There are no beginnings or endings to the wheel of time, but with the conclusion of A Memory of Light, we come to an ending. Well, from a book review perspective I’ll be writing an overall series review for next Thursday’s post, but this is where the story ends, fifteen books later (including New Spring). After so many books spent preparing for the Last Battle and Rand’s climactic struggle against the Dark One, we finally witness it. We witness it for almost a thousand pages, since A Memory of Light is basically a very, very long final battle scene. I suppose, after fourteen books of building up to it, it’s proportional.
Proportional it might be, and it never drags, per se, but it’s probably the reason A Memory of Light doesn’t bring me quite the same satisfaction, enjoyment, and vicarious pride which I derive from Towers of Midnight. Most of the meaningful character moments have already passed. They don’t stop being dynamic, but even Rand, probably the most dynamic character in the book, doesn’t change all that much, though he does reframe his understanding of the Dark One and the nature of good and evil. They’re no longer evolving, if that makes sense. This final installment sees them being who they are in new ways, not transforming themselves. Which is appropriate for where it falls in the series, but it does mean the book’s strength rests more on the plot and its twists and turns.

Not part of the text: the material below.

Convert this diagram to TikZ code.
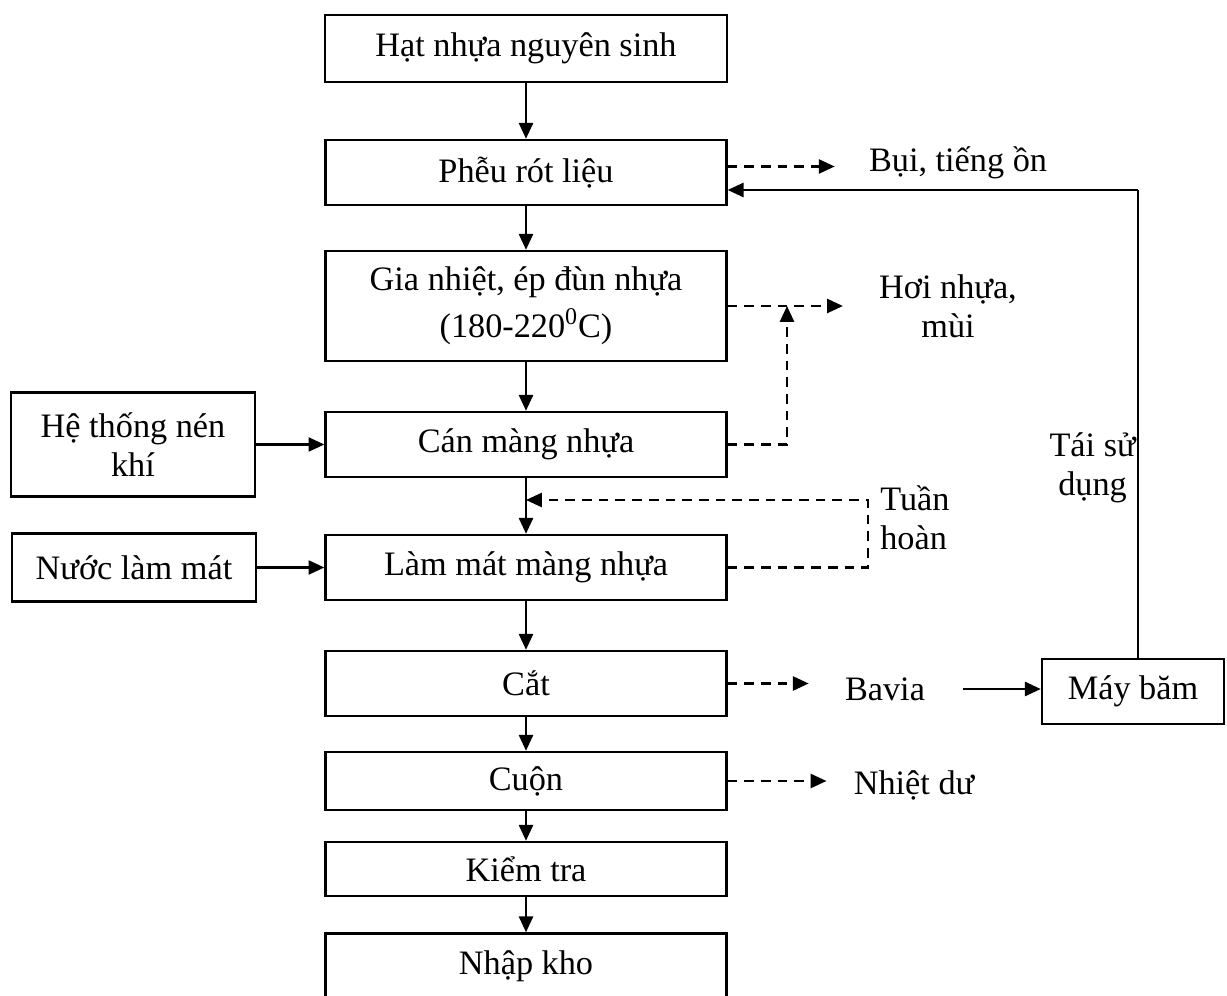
\documentclass[tikz,border=0pt]{standalone}
\usepackage{fontspec}
\setmainfont{Liberation Serif}
\usetikzlibrary{arrows.meta,positioning}

\begin{document}
\begin{tikzpicture}[x=0.02cm, y=-0.02cm,
  font=\fontsize{19.5}{22}\selectfont,
  box/.style={draw, line width=1.4pt, minimum width=8.02cm,
              minimum height=1.3cm, align=center, inner sep=0pt},
  lbl/.style={align=center, inner sep=0pt},
  arr/.style={-{Triangle[length=9pt,width=8pt]}, line width=1.3pt},
  darr/.style={-{Triangle[length=9pt,width=8pt]}, line width=1.3pt,
               dash pattern=on 5.5pt off 4pt}
]
  \path[use as bounding box, fill=white] (0,0) rectangle (1227,996);

  \node[box, minimum width=8.04cm, minimum height=1.34cm] (hat) at (526,48.5) {Hạt nhựa nguyên sinh};
  \node[box] (pheu) at (526,172.5) {Phễu rót liệu};
  \node[box, minimum height=2.2cm] (gia) at (526,306) {Gia nhiệt, ép đùn nhựa\\[5pt](180-220\textsuperscript{0}C)};
  \node[box] (can) at (526,444.5) {Cán màng nhựa};
  \node[box] (lammat) at (526,567.5) {Làm mát màng nhựa};
  \node[box] (cat) at (526,683.5) {Cắt};
  \node[box, minimum height=1.16cm] (cuon) at (526,781) {Cuộn};
  \node[box, minimum height=1.08cm] (kiem) at (526,869) {Kiểm tra};
  \node[box] (nhap) at (526,966) {Nhập kho};

  \node[box, minimum width=4.88cm, minimum height=2.08cm] (heth) at (133,444.5) {Hệ thống nén\\khí};
  \node[box, minimum width=4.88cm, minimum height=1.36cm] (nuoc) at (134,567.5) {Nước làm mát};
  \node[box, minimum width=3.64cm] (mayb) at (1133,691.5) {Máy băm};

  \node[lbl] (bui) at (958,163) {Bụi, tiếng ồn};
  \node[lbl] (hoi) at (948,306) {Hơi nhựa,\\mùi};
  \node[lbl, align=left, anchor=west] (tuan) at (880,518) {Tuần\\hoàn};
  \node[lbl] (bavia) at (885,689) {Bavia};
  \node[lbl] (nhietdu) at (914,785) {Nhiệt dư};
  \node[lbl, anchor=east] (taisd) at (1136,468) {Tái sử\\dụng};

  \coordinate (reuse) at (1138,190);
  \coordinate (hmeet) at (787,306);
  \coordinate (tret) at (868,500);

  \draw[arr] (hat) -- (pheu);
  \draw[arr] (pheu) -- (gia);
  \draw[arr] (gia) -- (can);
  \draw[arr] (can) -- (lammat);
  \draw[arr] (lammat) -- (cat);
  \draw[arr] (cat) -- (cuon);
  \draw[arr] (cuon) -- (kiem);
  \draw[arr] (kiem) -- (nhap);

  \draw[arr] (heth) -- (can);
  \draw[arr] (nuoc) -- (lammat);

  \draw[darr, shorten >=0.68cm] ([yshift=0.12cm]pheu.east) -- ([yshift=0.12cm]pheu.east -| bui.west);
  \draw[darr, shorten >=0.72cm] (gia.east) -- (gia.east -| hoi.west);
  \draw[darr] (can.east) -| (hmeet);
  \draw[darr] (lammat.east) -| (tret) -- (tret -| can.south);
  \draw[darr, shorten >=0.72cm] (cat.east) -- (cat.east -| bavia.west);
  \draw[darr, shorten >=0.54cm] (cuon.east) -- (cuon.east -| nhietdu.west);

  \draw[arr, shorten <=0.76cm] (bavia.east) -- (bavia.east -| mayb.west);
  \draw[line width=0.6pt] (reuse |- mayb.north) -- (reuse);
  \draw[arr] (reuse) -- (reuse -| pheu.east);
\end{tikzpicture}
\end{document}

Frankly, those twists and turns are few in number. The largest one is probably Padan Fain, who seems for a brief moment or two like he’s going to play a significant and interesting role, but nothing much ever comes of it. At this point, the pieces are placed, and the dominoes will fall as they’re set, or, to use a more appropriate analogy, the dice have been tossed, and this book exists to show us how they’ll come to rest. Who lives, who dies, and what does the world look like after the battle? Well, those are spoilers, and I do seek to avoid those, but I will say that, for how desperate the battle is often depicted, fewer of the major characters die than would perhaps be expected. I don’t remember if I felt that way when I first read it, but in this reading I did have a distinct sense that many named characters, even in the secondary and tertiary tiers, wore significant plot armor through the Last Battle.
What I did remember from my first reading of A Memory of Light…didn’t actually happen in this book. Turns out that memory was a fake one derived more from Aviendha’s visions in Towers of Midnight than from Rand’s actual confrontation with the Dark One. If I were to make a major complaint about A Memory of Light, it would be a lack of denouement. The Last Battle ends, we get a brief view of who lived and who died, and that’s about it. Sanderson doesn’t give us any hints about how the world looks after the Last Battle, what its consequences are, where people will go and how they will live. If there were ever a series that would benefit from a peek at where people are at maybe a year or two after the Last Battle, it would be this one, and we have a bit of an unresolved plot thread regarding the Aiel and the Seanchan. No, I don’t think that’s a spoiler. Revealing that the world survived for people to live in doesn’t tell you if they’re living under the Light or the Dark, which is the core question the Last Battle is fought to answer.
A Memory of Light is a good book, and a satisfying ending to the Wheel of Time; it is not a great book, and it is not as satisfying as it could be. Not that I’m one to criticize, given my own struggles with writing endings. When I finish it, I’m left with the sense of a sigh, having finished a journey and being content with it, not the intensity of everything coming together and being right and satisfying that comes with some other endings, like The Lord of the Rings. Of course, even if I said it was terrible, you would probably still read it – you’ve made it this far, and who gives up on the last book of a fourteen-book series like this? A Memory of Light does everything it needs to do, and it does it well. I simply would have liked if it did it better.